— start SUPPLIED INFORMATION —

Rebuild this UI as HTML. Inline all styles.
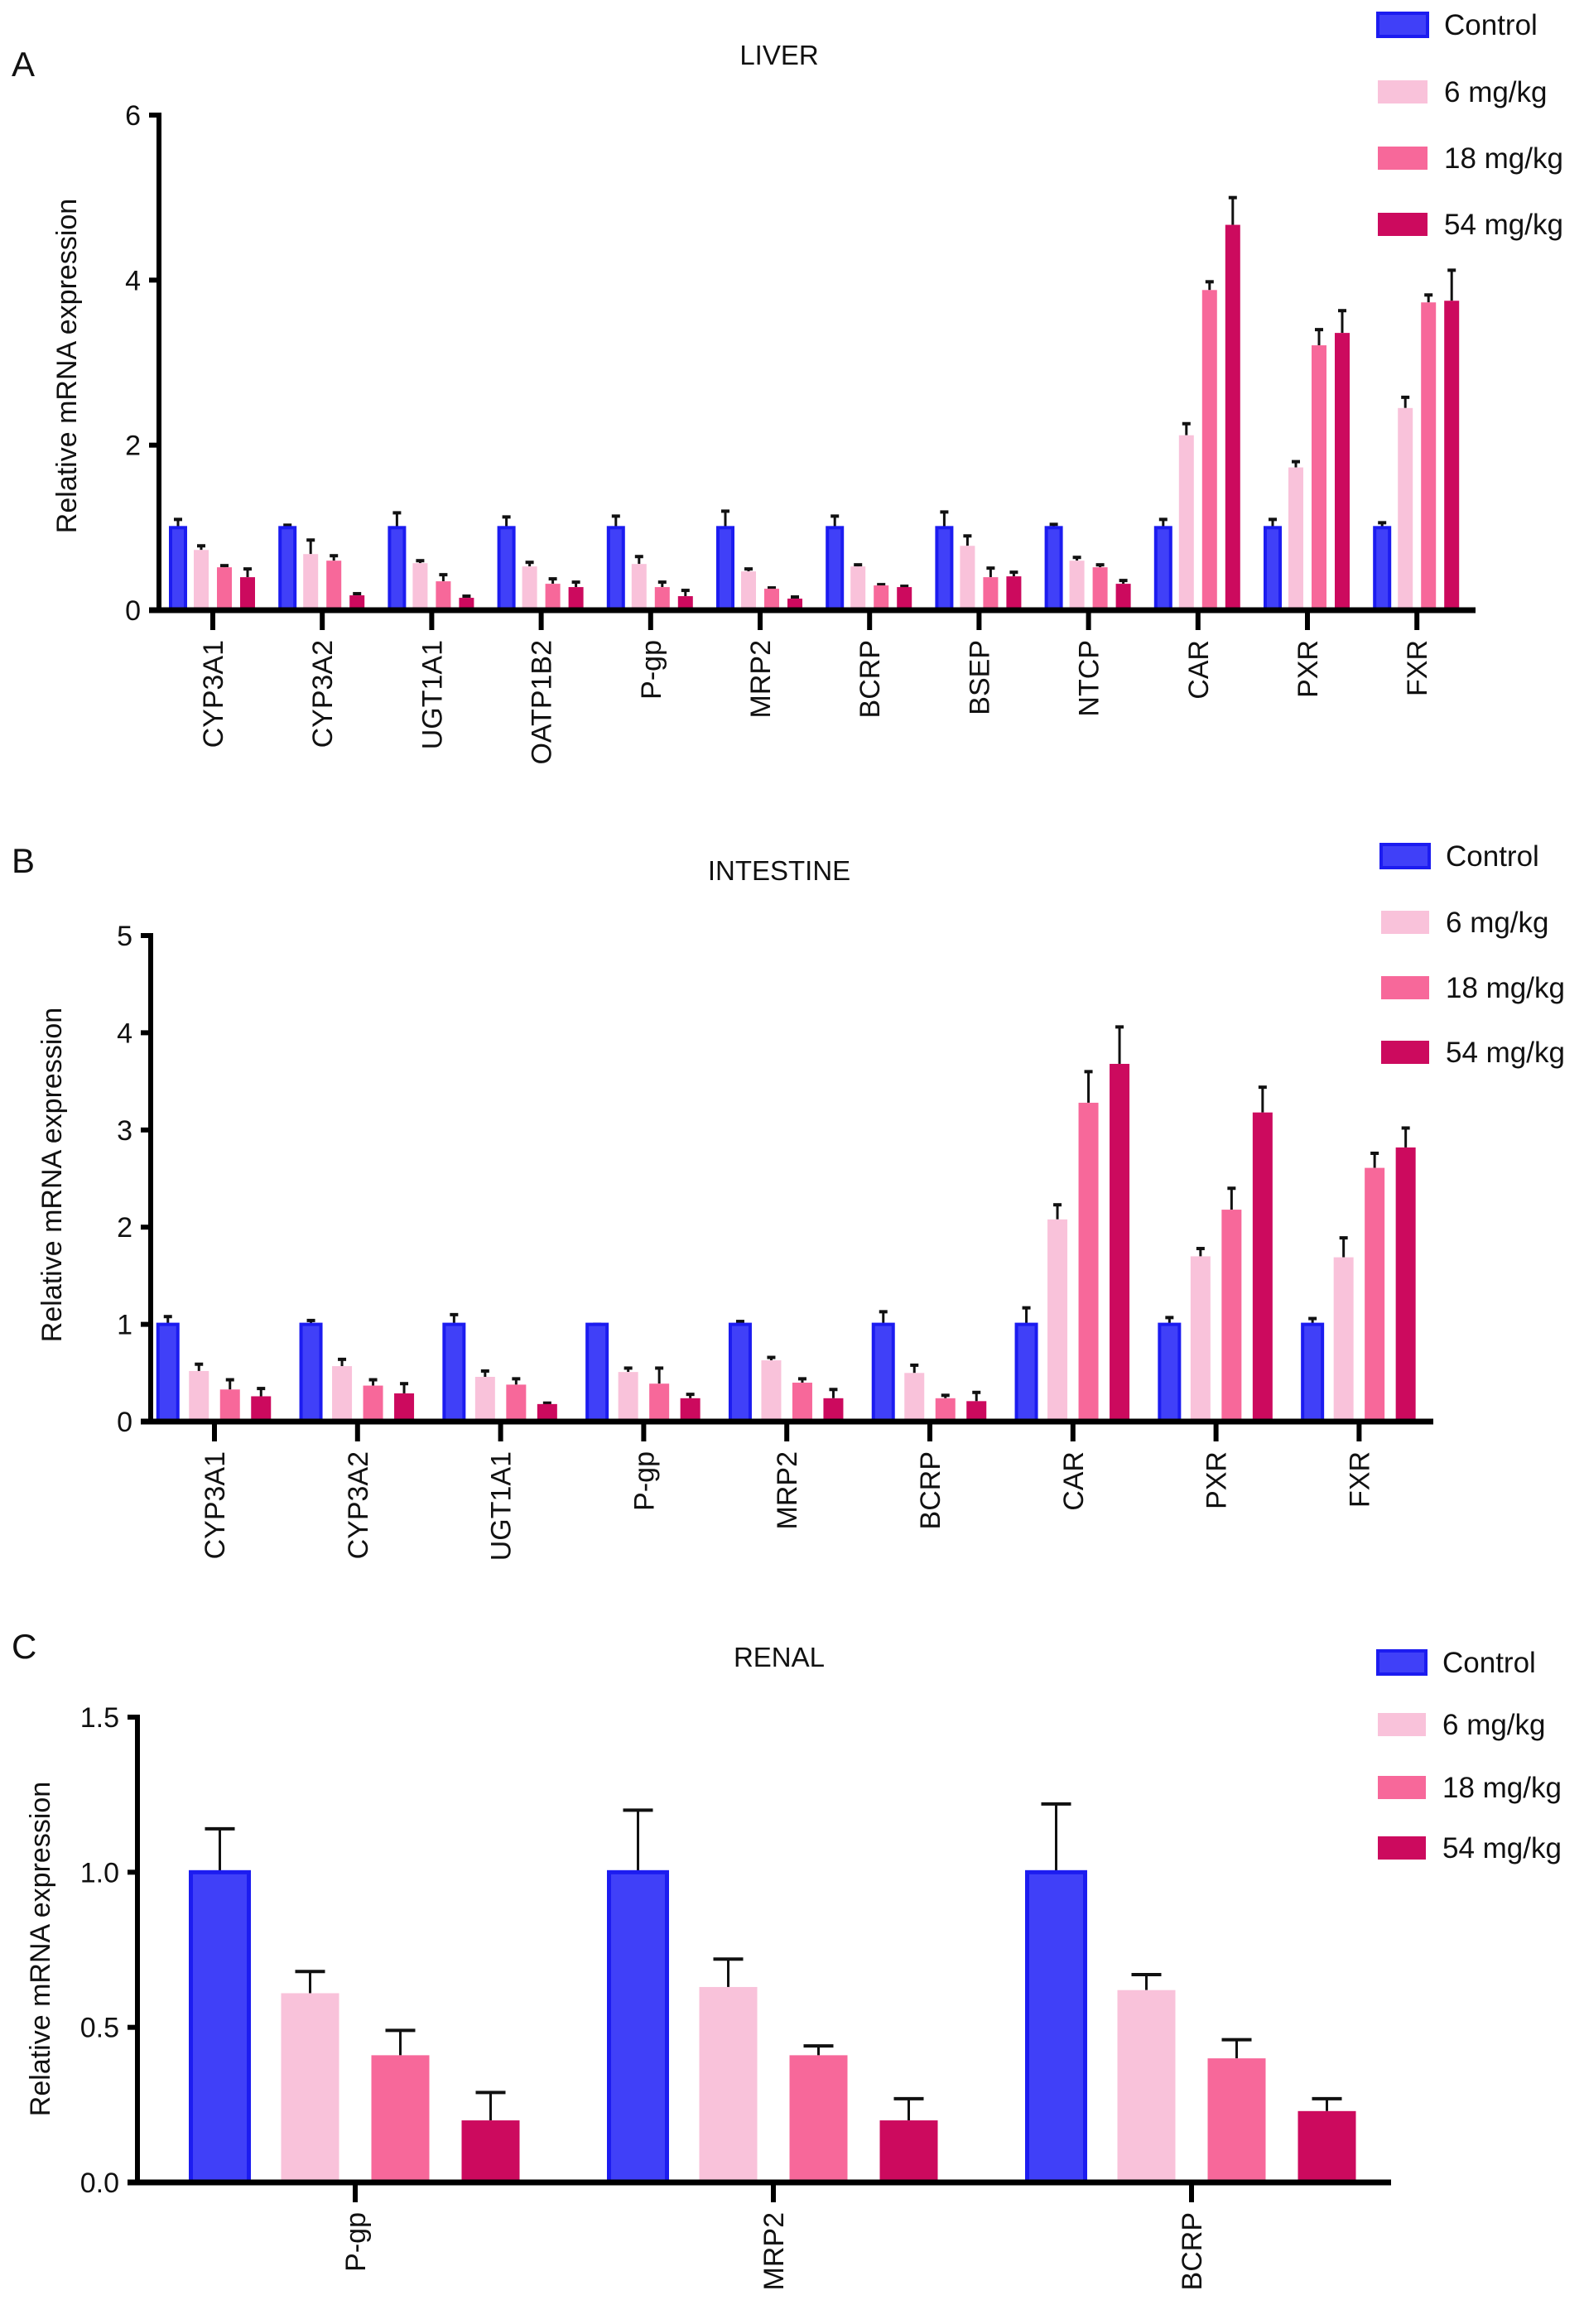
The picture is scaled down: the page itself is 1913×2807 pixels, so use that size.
<!DOCTYPE html>
<html><head><meta charset="utf-8"><style>
html,body{margin:0;padding:0;background:#fff}
svg{display:block}
text{font-family:"Liberation Sans",sans-serif;fill:#111}
</style></head><body>
<svg id="fig" width="1913" height="2807" viewBox="0 0 1913 2807" xmlns="http://www.w3.org/2000/svg"></svg>
<script>
const seriesNames = ["Control","6 mg/kg","18 mg/kg","54 mg/kg"];
const seriesColors = ["#4040f8","#f9c2da","#f7689a","#cc0a5e"];

const liverCats = ["CYP3A1","CYP3A2","UGT1A1","OATP1B2","P-gp","MRP2","BCRP","BSEP","NTCP","CAR","PXR","FXR"];
const liverControl = [1,1,1,1,1,1,1,1,1,1,1,1];
const liverControlErr = [1.1,1.03,1.18,1.13,1.14,1.2,1.14,1.19,1.04,1.1,1.1,1.06];
const liver6 = [0.73,0.68,0.57,0.53,0.56,0.47,0.53,0.78,0.6,2.12,1.73,2.45];
const liver6Err = [0.78,0.85,0.6,0.58,0.65,0.5,0.55,0.9,0.64,2.26,1.8,2.58];
const liver18 = [0.52,0.6,0.35,0.32,0.28,0.26,0.3,0.4,0.52,3.88,3.21,3.73];
const liver18Err = [0.54,0.66,0.43,0.38,0.34,0.27,0.31,0.51,0.55,3.98,3.4,3.82];
const liver54 = [0.4,0.18,0.15,0.28,0.17,0.14,0.28,0.41,0.32,4.67,3.36,3.75];
const liver54Err = [0.5,0.2,0.17,0.34,0.24,0.16,0.29,0.46,0.36,5.0,3.63,4.12];
const liverTicks = [0,2,4,6];

const intCats = ["CYP3A1","CYP3A2","UGT1A1","P-gp","MRP2","BCRP","CAR","PXR","FXR"];
const intControl = [1,1,1,1,1,1,1,1,1];
const intControlErr = [1.08,1.04,1.1,1.0,1.03,1.13,1.17,1.07,1.06];
const int6 = [0.52,0.57,0.46,0.51,0.63,0.5,2.08,1.7,1.69];
const int6Err = [0.59,0.64,0.52,0.55,0.66,0.58,2.23,1.78,1.89];
const int18 = [0.33,0.37,0.38,0.39,0.4,0.24,3.28,2.18,2.61];
const int18Err = [0.43,0.43,0.44,0.55,0.44,0.27,3.6,2.4,2.76];
const int54 = [0.26,0.29,0.18,0.24,0.24,0.21,3.68,3.18,2.82];
const int54Err = [0.34,0.39,0.19,0.28,0.33,0.3,4.06,3.44,3.02];
const intTicks = [0,1,2,3,4,5];

const renCats = ["P-gp","MRP2","BCRP"];
const renControl = [1,1,1];
const renControlErr = [1.14,1.2,1.22];
const ren6 = [0.61,0.63,0.62];
const ren6Err = [0.68,0.72,0.67];
const ren18 = [0.41,0.41,0.4];
const ren18Err = [0.49,0.44,0.46];
const ren54 = [0.2,0.2,0.23];
const ren54Err = [0.29,0.27,0.27];
const renTicks = ["0.0","0.5","1.0","1.5"];

const NS="http://www.w3.org/2000/svg";
const svg=document.getElementById('fig');
function mk(tag,attrs,parent,txt){const e=document.createElementNS(NS,tag);for(const k in attrs)e.setAttribute(k,attrs[k]);if(txt!==undefined)e.textContent=txt;(parent||svg).appendChild(e);return e;}

function panel(p){
  const g=mk('g',{});
  
  
  const yMax=p.ticks[p.ticks.length-1]*1;
  const ys=v=>p.y0-(v/yMax)*(p.y0-p.yTop);
  const xc=i=>p.x0c+i*p.step;
  let t=mk('text',{x:14,y:p.letterY,'font-size':42},g,p.letter);
  
  
  t=mk('text',{x:941,y:p.titleY,'font-size':33,'text-anchor':'middle'},g,p.title);
  
  
  const vals=[p.c,p.s6,p.s18,p.s54], errs=[p.ce,p.e6,p.e18,p.e54];
  for(let s=0;s<4;s++){
    for(let i=0;i<p.cats.length;i++){
      const cx=xc(i)+(s-1.5)*p.pitch;
      const top=ys(vals[s][i]), et=ys(errs[s][i]);
      const el=mk('line',{x1:cx,x2:cx,y1:top,y2:et,stroke:'#111','stroke-width':p.ew},g);
      
      
      const cap=mk('line',{x1:cx-p.cap,x2:cx+p.cap,y1:et,y2:et,stroke:'#111','stroke-width':p.ew+1},g);
      
      
      const r=mk('rect',{x:cx-p.bw/2,y:top,width:p.bw,height:p.y0-top,fill:seriesColors[s]},g);
      if(s===0){r.setAttribute('stroke','#1c1cf0');r.setAttribute('stroke-width',p.bw>40?5:4);}
      
      
    }
  }
  const ya=mk('line',{x1:p.ax,x2:p.ax,y1:p.yTop-3,y2:p.y0+3,stroke:'#000','stroke-width':6},g);
  
  
  const xa=mk('line',{x1:p.ax-12,x2:p.axEnd,y1:p.y0,y2:p.y0,stroke:'#000','stroke-width':7},g);
  
  
  p.ticks.forEach(tv=>{
    const y=ys(tv*1);
    const tk=mk('line',{x1:p.ax-12,x2:p.ax,y1:y,y2:y,stroke:'#000','stroke-width':6},g);
    
    
    const tl=mk('text',{x:p.ax-22,y:y+12,'font-size':34,'text-anchor':'end'},g,String(tv));
    
    
  });
  p.cats.forEach((c,i)=>{
    const x=xc(i);
    const tk=mk('line',{x1:x,x2:x,y1:p.y0,y2:p.y0+24,stroke:'#000','stroke-width':6},g);
    
    
    const tl=mk('text',{x:0,y:0,'font-size':34,'text-anchor':'end',transform:`translate(${x+12},${p.y0+36}) rotate(-90)`},g,c);
    
    
  });
  const yt=mk('text',{x:0,y:0,'font-size':34,'text-anchor':'middle',transform:`translate(${p.ytX},${p.ytY}) rotate(-90)`},g,'Relative mRNA expression');
  
  
  for(let s=0;s<4;s++){
    const y=p.legY[s];
    const sw=mk('rect',{x:p.legX,y:y-14,width:p.legW,height:28,fill:seriesColors[s]},g);
    if(s===0){sw.setAttribute('stroke','#1c1cf0');sw.setAttribute('stroke-width',4);}
    
    
    const lt=mk('text',{x:p.legX+p.legW+20,y:y+12,'font-size':35},g,seriesNames[s]);
    
    
  }
}

panel({id:'liver',letter:'A',letterY:92,title:'LIVER',titleY:78,cats:liverCats,
  c:liverControl,ce:liverControlErr,s6:liver6,e6:liver6Err,s18:liver18,e18:liver18Err,s54:liver54,e54:liver54Err,
  ticks:liverTicks,ax:192,axEnd:1782,y0:737,yTop:139,x0c:257,step:132.2,pitch:28,bw:18,cap:5,ew:3,
  ytX:92,ytY:442,legX:1664,legW:60,legY:[30,111,191,271]});
panel({id:'intestine',letter:'B',letterY:1054,title:'INTESTINE',titleY:1063,cats:intCats,
  c:intControl,ce:intControlErr,s6:int6,e6:int6Err,s18:int18,e18:int18Err,s54:int54,e54:int54Err,
  ticks:intTicks,ax:182,axEnd:1731,y0:1717,yTop:1130,x0c:259,step:172.8,pitch:37.5,bw:24,cap:5,ew:3,
  ytX:74,ytY:1419,legX:1668,legW:58,legY:[1034,1114,1193,1271]});
panel({id:'renal',letter:'C',letterY:2003,title:'RENAL',titleY:2013,cats:renCats,
  c:renControl,ce:renControlErr,s6:ren6,e6:ren6Err,s18:ren18,e18:ren18Err,s54:ren54,e54:ren54Err,
  ticks:renTicks,ax:166,axEnd:1680,y0:2636,yTop:2074,x0c:429,step:505,pitch:109,bw:70,cap:18,ew:3,
  ytX:60,ytY:2354,legX:1664,legW:58,legY:[2008,2083,2159,2232]});
</script>
</body></html>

— end SUPPLIED INFORMATION —

### WHAT IS BEING ASKED
From the listing above, output exactly the run of lines that starts with the line containing "The picture is" and ends with the line containing "const liverTicks = [0,2,4,6];".

### REPLY TO THE EXERCISE
The picture is scaled down: the page itself is 1913×2807 pixels, so use that size.
<!DOCTYPE html>
<html><head><meta charset="utf-8"><style>
html,body{margin:0;padding:0;background:#fff}
svg{display:block}
text{font-family:"Liberation Sans",sans-serif;fill:#111}
</style></head><body>
<svg id="fig" width="1913" height="2807" viewBox="0 0 1913 2807" xmlns="http://www.w3.org/2000/svg"></svg>
<script>
const seriesNames = ["Control","6 mg/kg","18 mg/kg","54 mg/kg"];
const seriesColors = ["#4040f8","#f9c2da","#f7689a","#cc0a5e"];

const liverCats = ["CYP3A1","CYP3A2","UGT1A1","OATP1B2","P-gp","MRP2","BCRP","BSEP","NTCP","CAR","PXR","FXR"];
const liverControl = [1,1,1,1,1,1,1,1,1,1,1,1];
const liverControlErr = [1.1,1.03,1.18,1.13,1.14,1.2,1.14,1.19,1.04,1.1,1.1,1.06];
const liver6 = [0.73,0.68,0.57,0.53,0.56,0.47,0.53,0.78,0.6,2.12,1.73,2.45];
const liver6Err = [0.78,0.85,0.6,0.58,0.65,0.5,0.55,0.9,0.64,2.26,1.8,2.58];
const liver18 = [0.52,0.6,0.35,0.32,0.28,0.26,0.3,0.4,0.52,3.88,3.21,3.73];
const liver18Err = [0.54,0.66,0.43,0.38,0.34,0.27,0.31,0.51,0.55,3.98,3.4,3.82];
const liver54 = [0.4,0.18,0.15,0.28,0.17,0.14,0.28,0.41,0.32,4.67,3.36,3.75];
const liver54Err = [0.5,0.2,0.17,0.34,0.24,0.16,0.29,0.46,0.36,5.0,3.63,4.12];
const liverTicks = [0,2,4,6];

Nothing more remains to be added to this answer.